= Salvador de Guerra =

Franciscan missionary

Salvador de Guerra was a Franciscan missionary to New Spain. He was investigated and sentenced in 1655 for abuse of the Hopi at his mission. Later, he served as secretary to Alonso de Posada, and was involved with the Inquisition investigation of Governor Bernardo López de Mendizábal.

== Biography ==

Guerra was stationed in 1652 at a mission near Shongopovi, Arizona, where he served as resident missionary to the local Hopi.

=== Investigation for abuse ===

In 1655, a group of native leaders came to Antonio de Ibargaray, the custos of New Mexico, with reports of abuse by Guerra. Other native witnesses confirmed that Guerra habitually used whipping and tarring with hot turpentine as a punishment on the natives, "especially boys and girls guilty of immoral conduct." Most recently, Guerra had punished Juan Cuna, a Hopi from Oraibi village, for "idolatry". Guerra had publicly beaten him until Cuna was "bathed in blood", beaten him a second time inside the church, and then tarred him with burning turpentine; Cuna had died from the treatment. One account claimed that Guerra had deliberately ridden Cuna down with his horse and killed him, in order to prevent him from reporting to secular authorities.

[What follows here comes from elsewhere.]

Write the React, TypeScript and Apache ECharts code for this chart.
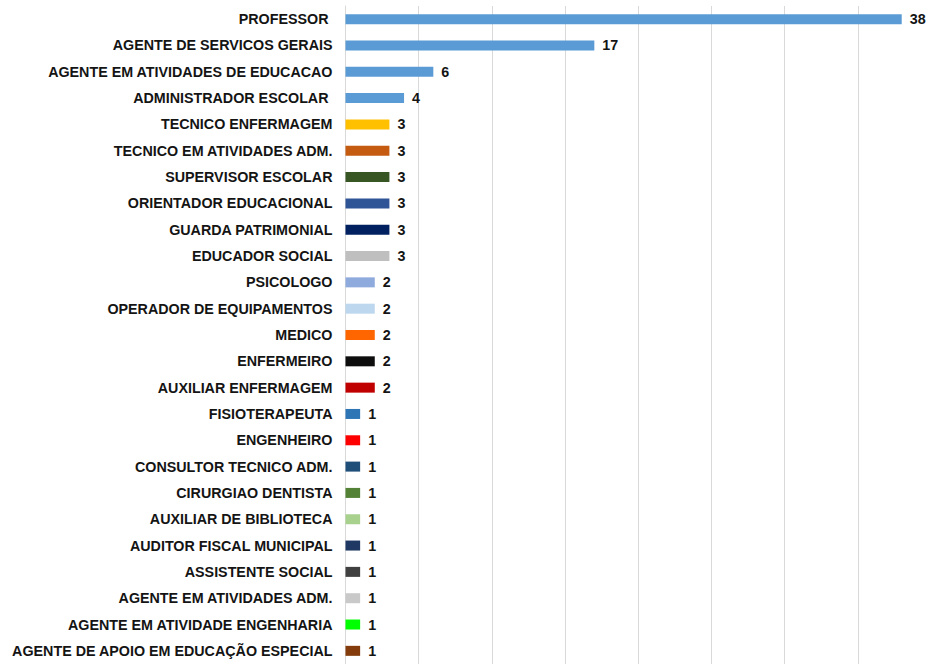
import React, { useEffect, useRef } from "react";
import * as echarts from "echarts";

const categories = [
  "PROFESSOR ",
  "AGENTE DE SERVICOS GERAIS",
  "AGENTE EM ATIVIDADES DE EDUCACAO",
  "ADMINISTRADOR ESCOLAR ",
  "TECNICO ENFERMAGEM",
  "TECNICO EM ATIVIDADES ADM.",
  "SUPERVISOR ESCOLAR",
  "ORIENTADOR EDUCACIONAL",
  "GUARDA PATRIMONIAL",
  "EDUCADOR SOCIAL",
  "PSICOLOGO",
  "OPERADOR DE EQUIPAMENTOS",
  "MEDICO",
  "ENFERMEIRO",
  "AUXILIAR ENFERMAGEM",
  "FISIOTERAPEUTA",
  "ENGENHEIRO",
  "CONSULTOR TECNICO ADM.",
  "CIRURGIAO DENTISTA",
  "AUXILIAR DE BIBLIOTECA",
  "AUDITOR FISCAL MUNICIPAL",
  "ASSISTENTE SOCIAL",
  "AGENTE EM ATIVIDADES ADM.",
  "AGENTE EM ATIVIDADE ENGENHARIA",
  "AGENTE DE APOIO EM EDUCAÇÃO ESPECIAL",
];

const values = [38, 17, 6, 4, 3, 3, 3, 3, 3, 3, 2, 2, 2, 2, 2, 1, 1, 1, 1, 1, 1, 1, 1, 1, 1];

const colors = [
  "#5B9BD5", "#5B9BD5", "#5B9BD5", "#5B9BD5",
  "#FFC000", "#C55A11", "#375623", "#2F5597", "#002060", "#BFBFBF",
  "#8FAADC", "#BDD7EE", "#FF6600", "#0D0D0D", "#C00000",
  "#2E75B6", "#FF0000", "#1F4E79", "#538135", "#A9D18E",
  "#203864", "#404040", "#C9C9C9", "#00FF00", "#843C0C",
];

export default function App() {
  const ref = useRef<HTMLDivElement>(null);
  useEffect(() => {
    if (!ref.current) return;
    const chart = echarts.init(ref.current, undefined, { renderer: "svg" });
    chart.setOption({
      animation: false,
      backgroundColor: "#ffffff",
      grid: { left: 345.5, top: 6, width: 586, height: 661, containLabel: false },
      xAxis: {
        type: "value",
        min: 0,
        max: 40,
        interval: 5,
        axisLabel: { show: false },
        axisLine: { show: false },
        axisTick: { show: false },
        splitLine: { show: true, lineStyle: { color: "#D9D9D9", width: 1 } },
      },
      yAxis: {
        type: "category",
        data: categories,
        inverse: true,
        axisLine: { show: true, lineStyle: { color: "#D9D9D9", width: 1 } },
        axisTick: { show: false },
        axisLabel: {
          margin: 13,
          color: "#141414",
          fontFamily: "Liberation Sans, Arial, sans-serif",
          fontWeight: "bold",
          fontSize: 14.3,
          interval: 0,
        },
      },
      series: [
        {
          type: "bar",
          data: values.map((v, i) => ({ value: v, itemStyle: { color: colors[i] } })),
          barWidth: 10,
          label: {
            show: true,
            position: "right",
            distance: 8,
            color: "#141414",
            fontFamily: "Liberation Sans, Arial, sans-serif",
            fontWeight: "bold",
            fontSize: 14.3,
          },
        },
      ],
    });
    return () => chart.dispose();
  }, []);
  return (
    <div
      ref={ref}
      style={{ position: "absolute", left: 0, top: 0, width: 931, height: 664 }}
    />
  );
}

When questioned, Guerra confirmed his use of beating and tarring as punishments, especially when he found evidence of traditional Hopi religious practice in the form of feathers or kachina dolls. He denied the additional Hopi accusation that, when using their labor for the weaving of mantas, he provided insufficient material and beat them if they wove too slowly. On July 17, Ibargaray concluded the investigation, and ordered that Guerra appear before the superiors of the order in Mexico City for punishment.

=== Later career ===

Guerra was subsequently confined for some time in the mission at Quarai, and temporarily forbidden from saying Mass. He was then transferred to Jemez Pueblo, and subsequently served at several missions in New Mexico, including San Agustín de la Isleta. Another Franciscan, Benito de la Natividad, described an incident at Isleta, in which Guerra attempted to interfere in the Hopi kachina dance:

Fray Salvador de Guerra, not being able to restrain them in any other way, went throughout the pueblo with a cross upon his shoulders, a crown of thorns, and a rope about his neck, beating his naked body, in order that they might stop the dance. When he reached a certain part of the pueblo, they came after him weeping, and saying that they were not to blame, because the governor had commanded them to do as they were doing.

In 1661, Guerra was assigned as secretary to Alonso de Posada. In that capacity, he was involved with the Inquisition investigation of Governor Bernardo López de Mendizábal. In 1664, Guerra was reassigned to the Hopi, this time at Mission San Bernardo de Aguatubi.